Subject: Re: RAID kills the machine
To: Greg Oster <oster@cs.usask.ca>
From: Robert Elz <kre@munnari.OZ.AU>
List: current-users
Date: 08/26/2002 23:57:11
    Date:        Fri, 23 Aug 2002 08:39:27 -0600
    From:        Greg Oster <oster@cs.usask.ca>
    Message-ID:  <20020823143927.6C37255C02@cs.usask.ca>

[Tobias Schuepp <netbsd@schuepp.net>]
  | > I can reproduce that. Does it belong to my disks or is it a bug in
  | > raidframe?

Neither of those, it is the ahc driver.

I sent in a PR (kern/11180) in October 2000 about this, and Greg Woods
moans about it whenever he gets the chance (this mail probably being
an invitation for more) which might be why no-one can be bothered to
fix it...

There are probably other PRs as well.

Whenever multiple drives are active on the controller at the same time,
there's a possibility the controller will hang (get into an obscure state,
or something).   Raid is a good way (the best way probably) to really
get the controller busy on multiple drives simultaneously.
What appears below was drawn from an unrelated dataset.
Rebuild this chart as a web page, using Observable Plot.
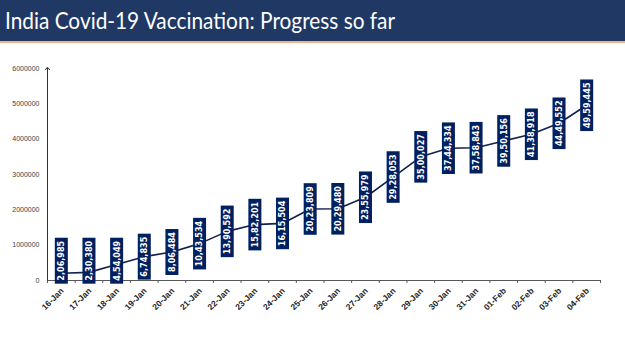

The PR also reported a raidframe problem that you (Greg) fixed a day or
two later, so that part of the PR is irrelevant now.

  | It's a problem with your disks, cables, SCSI termination,
  | or something related to the SCSI bus.

Well, I guess the last of those counts, in that the driver is
"something related to the scsi bus"...

  | The disks are having serious enough problems that RAIDframe 
  | thinks both have failed, and (currently) it just stops the kernel.

Yes, it isn't a raidframe problem (though sometime in the future, having
raid act just like a drive failure would be better - just return i/o
error).   In many cases that will often cause the system to panic pretty
soon after, but it should be possible to have a raidframe where one of
the components is an underlying raidframe, and in that case, all that
should happen is that the higher one should see a component failure.

kre